Fri 31 Jul 2009
Filed under: Inside Burma,News
A Myanmar court Friday postponed its verdict in the case of democracy icon Aung San Suu Kyi until August 11, officials and diplomats said, the latest delay in her internationally condemned trial.
The Nobel peace laureate faces up to five years in jail if convicted on charges of breaching the terms of her house arrest following an incident in which an American man swam across a lake to her heavily secured villa in May.
Critics have accused Myanmar’s iron-fisted generals of using the intrusion to Suu Kyi’s house by US national John Yettaw as an excuse to keep the opposition leader locked up during elections that are due in 2010.
“The court said they have to consider legal problems, that’s why they said they will give the verdict on August 11,” her lawyer Nyan Win told AFP after the brief hearing at Yangon’s notorious Insein prison.
“We are not surprised. Daw Aung San Suu Kyi was also not surprised,” said Nyan Win, who is also the spokesman for her National League for Democracy. Daw is a term of respect in the Burmese language.
Diplomats and Myanmar officials also confirmed the delay in the case.
“The reason the judges gave is that they have to review the case again,” said a foreign diplomat who attended the hearing.
Riot police surrounded the prison on Friday and police trucks patrolled the city following warnings in the junta-controlled state media that protests would not be tolerated.
The judges had said earlier this week that they would give their verdict on Friday following a two-and-a-half-month trial that has unleashed a storm of international outrage against Myanmar’s military regime.
Diplomats from all foreign missions in Yangon were allowed into the trial, Western diplomatic sources and Myanmar officials said.
Observers and diplomats have widely predicted a guilty verdict but there has been speculation that the junta might bow slightly to foreign pressure and give a lesser prison sentence or even return her to house arrest.
Washington, which like the European Union has imposed sanctions against the Myanmar regime, demanded Suu Kyi’s release late Thursday.
“We believe that she should be immediately and unconditionally released, along with the 2,100 other political prisoners in Burma,” State Department spokesman Ian Kelly said, using Myanmar’s former name.
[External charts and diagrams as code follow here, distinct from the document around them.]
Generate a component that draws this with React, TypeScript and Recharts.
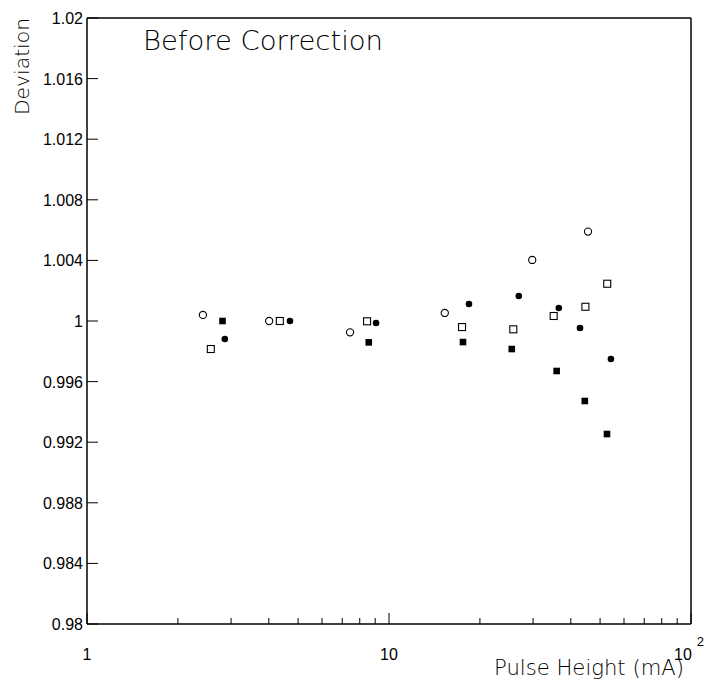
import React from 'react';
import { ScatterChart, Scatter, XAxis, YAxis, ReferenceLine, Customized } from 'recharts';

// open circles
const openCircleX = [2.42, 4.01, 7.43, 15.3, 29.8, 45.6];
const openCircleY = [1.0004, 1.0, 0.99925, 1.00053, 1.00403, 1.0059];

// filled circles
const filledCircleX = [2.86, 4.7, 9.06, 18.4, 26.9, 36.5, 42.9, 54.3];
const filledCircleY = [0.99881, 1.0, 0.99987, 1.00112, 1.00165, 1.00086, 0.99954, 0.99749];

// open squares
const openSquareX = [2.57, 4.35, 8.46, 17.45, 25.8, 35.1, 44.7, 52.8];
const openSquareY = [0.99815, 1.0, 0.99998, 0.9996, 0.99945, 1.00033, 1.00094, 1.00246];

// filled squares
const filledSquareX = [2.81, 8.57, 17.58, 25.5, 35.9, 44.5, 52.7];
const filledSquareY = [1.0, 0.99859, 0.99861, 0.99815, 0.9967, 0.99472, 0.99254];

const xTicks = [1, 2, 3, 4, 5, 6, 7, 8, 9, 10, 20, 30, 40, 50, 60, 70, 80, 90, 100];
const yTicks = [0.98, 0.984, 0.988, 0.992, 0.996, 1, 1.004, 1.008, 1.012, 1.016, 1.02];
const yTickLabels = ['0.98', '0.984', '0.988', '0.992', '0.996', '1', '1.004', '1.008', '1.012', '1.016', '1.02'];

const toPoints = (xs: number[], ys: number[]) => xs.map((x, i) => ({ x, y: ys[i] }));

const tickFont = '"Liberation Sans", Arial, sans-serif';
const thinFont = '"DejaVu Sans", sans-serif';

const XTick = (props: any) => {
  const { x, y, payload } = props;
  const v = payload.value;
  const major = v === 1 || v === 10 || v === 100;
  const len = major ? 11 : 6;
  return (
    <g>
      <line x1={x} x2={x} y1={y} y2={y - len} stroke="#000" strokeWidth={1} />
      {v === 1 && (
        <text x={x} y={y + 36} textAnchor="middle" fontFamily={tickFont} fontSize={16} fill="#000">1</text>
      )}
      {v === 10 && (
        <text x={x} y={y + 36} textAnchor="middle" fontFamily={tickFont} fontSize={16} fill="#000">10</text>
      )}
      {v === 100 && (
        <text x={x - 2} y={y + 36} textAnchor="middle" fontFamily={tickFont} fontSize={16} fill="#000">
          10
          <tspan dx={5} dy={-14} fontSize={13}>2</tspan>
        </text>
      )}
    </g>
  );
};

const YTick = (props: any) => {
  const { x, y, payload, index } = props;
  return (
    <g>
      <line x1={x} x2={x + 11} y1={y} y2={y} stroke="#000" strokeWidth={1} />
      <text x={x - 4} y={y + 6} textAnchor="end" fontFamily={tickFont} fontSize={16} fill="#000">
        {yTickLabels[index] ?? String(payload.value)}
      </text>
    </g>
  );
};

const OpenCircle = (p: any) => (
  <circle cx={p.cx} cy={p.cy} r={3.6} fill="#fff" stroke="#000" strokeWidth={1.1} />
);
const FilledCircle = (p: any) => <circle cx={p.cx} cy={p.cy} r={3.3} fill="#000" />;
const OpenSquare = (p: any) => (
  <rect x={p.cx - 3.5} y={p.cy - 3.5} width={7} height={7} fill="#fff" stroke="#000" strokeWidth={1.1} />
);
const FilledSquare = (p: any) => <rect x={p.cx - 3.3} y={p.cy - 3.3} width={6.6} height={6.6} fill="#000" />;

const Labels = () => (
  <g>
    <text
      x={143}
      y={50}
      fontFamily={thinFont}
      fontWeight={200}
      fontSize={27}
      textLength={240}
      lengthAdjust="spacingAndGlyphs"
      fill="#000"
    >
      Before Correction
    </text>
    <text
      transform="translate(29, 115) rotate(-90)"
      fontFamily={thinFont}
      fontWeight={200}
      fontSize={19}
      textLength={97}
      lengthAdjust="spacingAndGlyphs"
      fill="#000"
    >
      Deviation
    </text>
    <text
      x={494}
      y={675}
      fontFamily={thinFont}
      fontWeight={200}
      fontSize={22}
      textLength={190}
      lengthAdjust="spacingAndGlyphs"
      fill="#000"
    >
      Pulse Height (mA)
    </text>
  </g>
);

export default function App() {
  return (
    <div style={{ position: 'absolute', left: 0, top: 0, background: '#fff' }}>
      <ScatterChart width={715} height={687} margin={{ top: 18, right: 24, bottom: 0, left: 0 }}>
        <XAxis
          type="number"
          dataKey="x"
          scale="log"
          domain={[1, 100]}
          ticks={xTicks}
          interval={0}
          allowDataOverflow
          height={63}
          tickSize={0}
          tickMargin={0}
          tickLine={false}
          tick={<XTick />}
          axisLine={{ stroke: '#000', strokeWidth: 1.5 }}
        />
        <YAxis
          type="number"
          dataKey="y"
          domain={[0.98, 1.02]}
          ticks={yTicks}
          interval={0}
          allowDataOverflow
          width={87}
          tickSize={0}
          tickMargin={0}
          tickLine={false}
          tick={<YTick />}
          axisLine={{ stroke: '#000', strokeWidth: 1.5 }}
        />
        <ReferenceLine y={1.02} stroke="#000" strokeWidth={1.5} ifOverflow="visible" />
        <ReferenceLine x={100} stroke="#000" strokeWidth={1.5} ifOverflow="visible" />
        <Scatter data={toPoints(openCircleX, openCircleY)} shape={<OpenCircle />} isAnimationActive={false} />
        <Scatter data={toPoints(filledCircleX, filledCircleY)} shape={<FilledCircle />} isAnimationActive={false} />
        <Scatter data={toPoints(openSquareX, openSquareY)} shape={<OpenSquare />} isAnimationActive={false} />
        <Scatter data={toPoints(filledSquareX, filledSquareY)} shape={<FilledSquare />} isAnimationActive={false} />
        <Customized component={Labels} />
      </ScatterChart>
    </div>
  );
}
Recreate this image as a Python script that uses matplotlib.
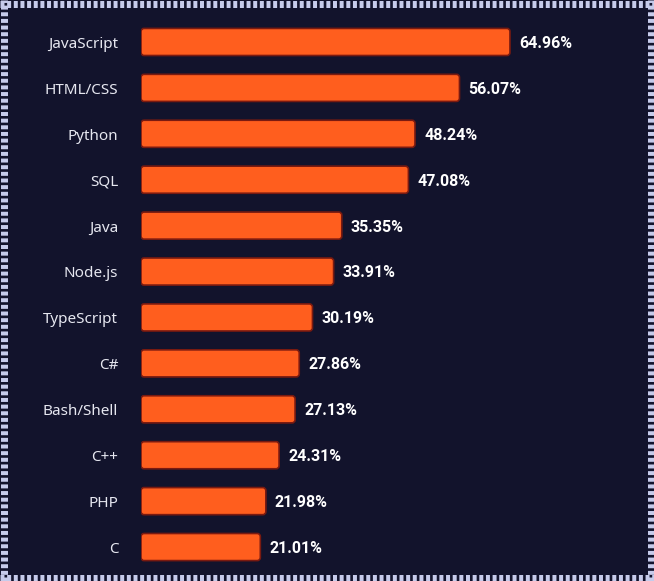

Verdicts had also been expected Friday in the cases of Yettaw and of Khin Win and Win Ma Ma, two female aides who were living with Suu Kyi at the lakeside property when the American arrived there in the dead of night.
Yettaw, 53, from Falcon, Missouri, faces charges of abetting Suu Kyi’s breach of security laws, immigration violations and a municipal charge of illegal swimming. All three also face up to five years in prison.
Myanmar’s junta has kept Suu Kyi in detention for nearly 14 of the past 20 years, ever since it refused to recognise her National League for Democracy’s landslide victory in elections in 1990.
State media cautioned her supporters on Thursday against staging any demonstrations if she is found guilty, with memories still fresh in Myanmar of massive protests led by Buddhist monks which were crushed by the junta in 2007.
Yettaw has said that he embarked on his mission to warn Suu Kyi of a vision that she would be assassinated, dismissing suggestions by the regime that he was an agent of a foreign power bent on freeing her from detention.
He was arrested swimming back from her house just days before the most recent, six-year spell of her house arrest was due to expire.
Lawyers for Suu Kyi have argued that she cannot be held responsible for Yettaw’s actions, and that the legal framework for her initial detention at her house was under a 1975 law that has been superseded by later constitutions.
Suu Kyi told the trial that she did not report the American to the authorities for humanitarian reasons. The junta says she gave food, shelter and assistance to Yettaw, who has diabetes.